The first came in the diagram position when Deep Blue, playing White, moved its rook from e1 to c1. The move appears pointless, yet conceals a good deal of venom. First, Black is discouraged from playing ...cxb4, because his queen would then be on the same open line as the white rook; second, White opens the possibility of playing a later c4 himself, again embarrassing the queen.

When Kasparov replied by closing the game with ...c4, it was clear that Rec1 had served its purpose. As every experienced Ruy Lopez player knows, once Black has played ...c4, he not only deprives himself of Q-side counterplay, but also gives White the opportunity to play f4, gaining control of d4 if Black replies with ...exf4. Deep Blue must have worked all that out for itself before playing Rec1.

After 23.Rec1 c4, the machine again showed the septh of its calculations by playing 24.Ra3. Humans know the plan of Ra3, and doubling rooks on the a-file before playing axb5. Deep Blue once again worked it out from first principles.

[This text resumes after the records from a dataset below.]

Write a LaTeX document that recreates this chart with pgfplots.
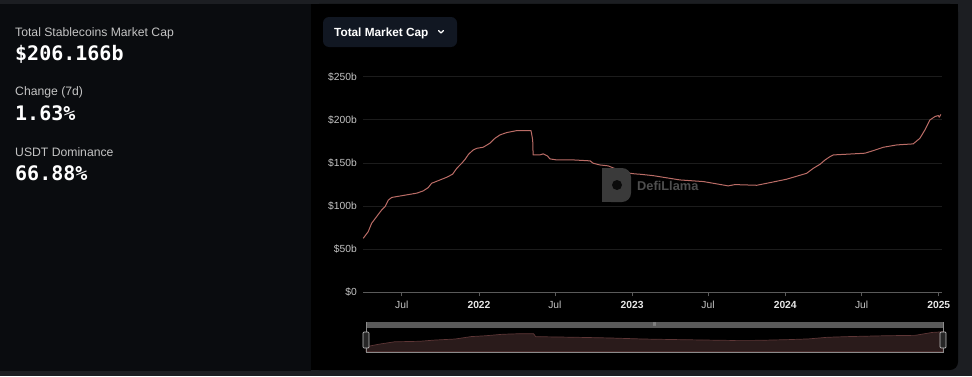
\documentclass[border=0pt]{standalone}
\usepackage{pgfplots}
\pgfplotsset{compat=1.18}
\usepackage{fontspec}
\setmainfont{Liberation Sans}
\newfontfamily\monob{DejaVu Sans Mono}
\definecolor{framegray}{HTML}{1C1E22}
\definecolor{leftbg}{HTML}{0A0C0F}
\definecolor{btnbg}{HTML}{111722}
\definecolor{linecol}{HTML}{BA6C66}
\definecolor{gridcol}{HTML}{1C1C1C}
\definecolor{axiscol}{HTML}{5A5A5A}
\definecolor{labcol}{HTML}{C4C4C4}
\definecolor{yearcol}{HTML}{E6E6E6}
\definecolor{areafill}{HTML}{2A1B1B}
\definecolor{arealine}{HTML}{5E3636}
\definecolor{slidebar}{HTML}{5A5A5A}
\definecolor{wmark}{HTML}{3A3A3A}
\definecolor{wtext}{HTML}{4E4E4E}
\begin{document}
\begin{tikzpicture}[x=1pt,y=1pt]
% backgrounds
\fill[framegray] (0,0) rectangle (972,376);
\fill[leftbg] (0,5) rectangle (311,372);
\fill[black, rounded corners=8pt] (311,6) rectangle (958,372);
\fill[black] (311,6) rectangle (330,372);
\fill[black] (311,350) rectangle (958,372);
% left panel texts
\node[anchor=base west, inner sep=0, text=labcol, font=\fontsize{12.2}{14}\selectfont] at (15,340) {Total Stablecoins Market Cap};
\node[anchor=base west, inner sep=0, text=white, font=\monob\bfseries\fontsize{20}{24}\selectfont] at (15,315.5) {\$206.166b};
\node[anchor=base west, inner sep=0, text=labcol, font=\fontsize{12.2}{14}\selectfont] at (15,280.5) {Change (7d)};
\node[anchor=base west, inner sep=0, text=white, font=\monob\bfseries\fontsize{20}{24}\selectfont] at (15,256) {1.63\%};
\node[anchor=base west, inner sep=0, text=labcol, font=\fontsize{12.2}{14}\selectfont] at (15,220) {USDT Dominance};
\node[anchor=base west, inner sep=0, text=white, font=\monob\bfseries\fontsize{20}{24}\selectfont] at (15,196) {66.88\%};
% button
\fill[btnbg, rounded corners=6pt] (323,329) rectangle (457,359);
\node[anchor=base west, inner sep=0, text=white, font=\bfseries\fontsize{11.8}{14}\selectfont] at (334,340) {Total Market Cap};
\draw[white, line width=1.1pt, line cap=round, line join=round] (438.5,345.5) -- (441,343) -- (443.5,345.5);
% main axis
\begin{axis}[at={(363.3pt,83.7pt)}, anchor=south west, scale only axis,
  width=578.4pt, height=215.6pt,
  xmin=89.2, xmax=1468, ymin=0, ymax=250,
  axis line style={draw=none},
  ymajorgrids, grid style={draw=gridcol, line width=0.7pt},
  ytick={0,50,100,150,200,250},
  yticklabels={\$0,\$50b,\$100b,\$150b,\$200b,\$250b},
  xtick={181,365,546,730,911,1095,1277,1461},
  xticklabels={Jul,\textbf{\color{yearcol}2022},Jul,\textbf{\color{yearcol}2023},Jul,\textbf{\color{yearcol}2024},Jul,\textbf{\color{yearcol}2025}},
  xtick pos=bottom, tick align=outside, major tick length=4pt,
  xtick style={draw=axiscol, line width=0.7pt}, ytick style={draw=none},
  tick label style={font=\fontsize{10.3}{12}\selectfont, text=labcol},
  yticklabel style={xshift=1pt},
  xticklabel style={yshift=-1pt},
  clip=false,
]
\draw[axiscol, line width=0.7pt] (axis cs:89.2,0) -- (axis cs:1468,0);
\addplot[color=linecol, line width=1pt, line join=round] coordinates {
(89,62.6) (101,70.4) (109,80) (121,87.8) (133,95.5) (141,99.4) (149,107) (157,110)
(169,111) (193,113) (217,115) (232,117.6) (244,121.4) (252,126.4) (268,129.5)
(288,133.4) (302,136.9) (312,143.8) (324,149.7) (332,154.3) (340,160) (351,165)
(360,167) (375,168.2) (391,172.9) (403,178.6) (415,182.5) (431,185.2) (455,187.5)
(479,187.5) (489,187.5) (493,176.7) (494,159.3) (510,159.3) (518,160.5) (528,158.2)
(534,154.7) (550,153.5) (590,153.5) (630,152.4) (637,149.7) (653,147.7) (673,146.6)
(693,142.7) (701,141.9) (717,140) (725,138) (737,137.3) (749,136.9) (780,135.3)
(804,133.4) (844,130.3) (900,128.4) (932,125.7) (959,123.4) (975,124.9) (1027,124.1)
(1059,127.2) (1098,131.1) (1114,133.4) (1146,138) (1162,143.8) (1178,148.5)
(1190,153.5) (1202,157.4) (1210,159.3) (1241,160.1) (1285,161.3) (1305,164.3)
(1329,168.2) (1361,170.9) (1400,172.1) (1416,178.6) (1428,188.3) (1440,199.9)
(1452,203.8) (1460,205) (1462,203) (1466,206.2)
};
\end{axis}
% watermark
\fill[wmark, rounded corners=9pt] (602,174) rectangle (631,208);
\fill[wmark] (602,174) rectangle (612,208);
\fill[black!80!wmark] (617,191) circle (5pt);
\node[anchor=west, inner sep=0, text=wtext, font=\bfseries\fontsize{12.8}{15}\selectfont] at (637,190) {DefiLlama};
% slider
\fill[slidebar] (366,48.3) rectangle (943,54.3);
\node[text=white!80!black, font=\fontsize{4}{4}\selectfont, inner sep=0] at (654.5,51.3) {|||};
\begin{axis}[at={(366pt,24.3pt)}, anchor=south west, scale only axis,
  width=577pt, height=20pt, xmin=89, xmax=1466, ymin=15, ymax=207,
  hide axis, clip=false]
\addplot[fill=areafill, draw=arealine, line width=0.7pt] coordinates {
(89,62.6) (121,87.8) (157,110) (217,115) (252,126.4) (302,136.9) (340,160)
(375,168.2) (415,182.5) (455,187.5) (489,187.5) (494,159.3) (590,153.5) (673,146.6)
(749,136.9) (844,130.3) (959,123.4) (1027,124.1) (1098,131.1) (1146,138) (1190,153.5)
(1241,160.1) (1329,168.2) (1400,172.1) (1440,199.9) (1466,206.2)
} \closedcycle;
\end{axis}
\draw[axiscol!70!white, line width=0.6pt] (366,54.3) -- (366,23.7) -- (943,23.7) -- (943,54.3);
\draw[white!75!black, fill=black!85!white, line width=0.7pt, rounded corners=1pt] (363,28) rectangle (369,44);
\draw[white!75!black, fill=black!85!white, line width=0.7pt, rounded corners=1pt] (940,28) rectangle (946,44);
\pgfresetboundingbox
\path[use as bounding box] (0,0) rectangle (972,376);
\end{tikzpicture}
\end{document}
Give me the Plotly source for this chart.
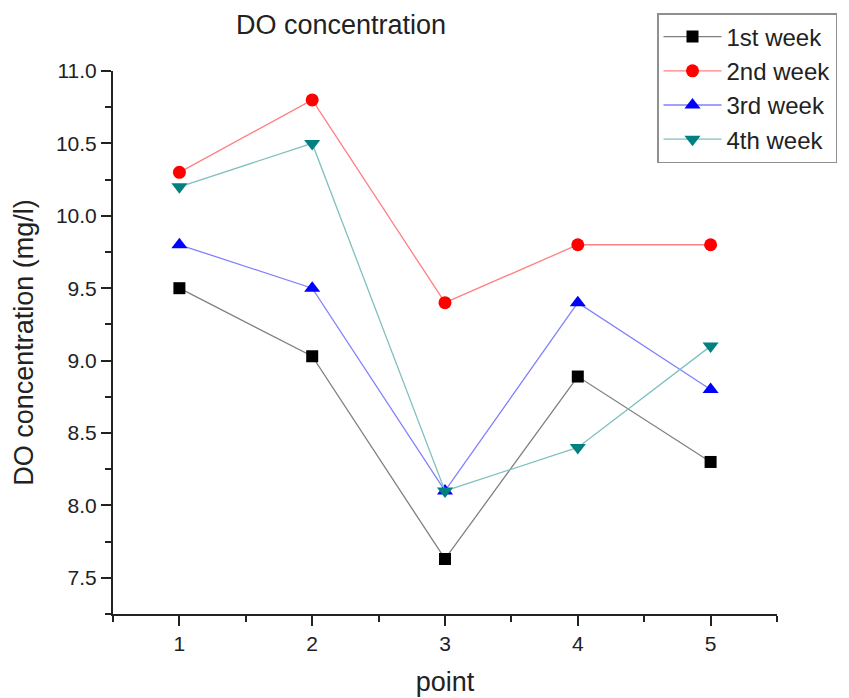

The next surprise came a dozen moves later.

In this position, White hs a clear advantage thanks to his passed d-pawn and chances of attacking b5. Everyone expected Deep Blue to play 36.Qb6, with the double threat of 37.Qxd6 and 37.axb5. Black would then have to gamble on 36...Rd8 37.axb5 Rab8 38.Qxa6 e4 followed by Qe5 with counterplay.

Scorning the materialistic approach, however, Deep Blue played the patient 36.axb5 axb5 37.Be4, keeping Black squashed and leaving his own attack for later. It was a very human sort of decision for a machine to make.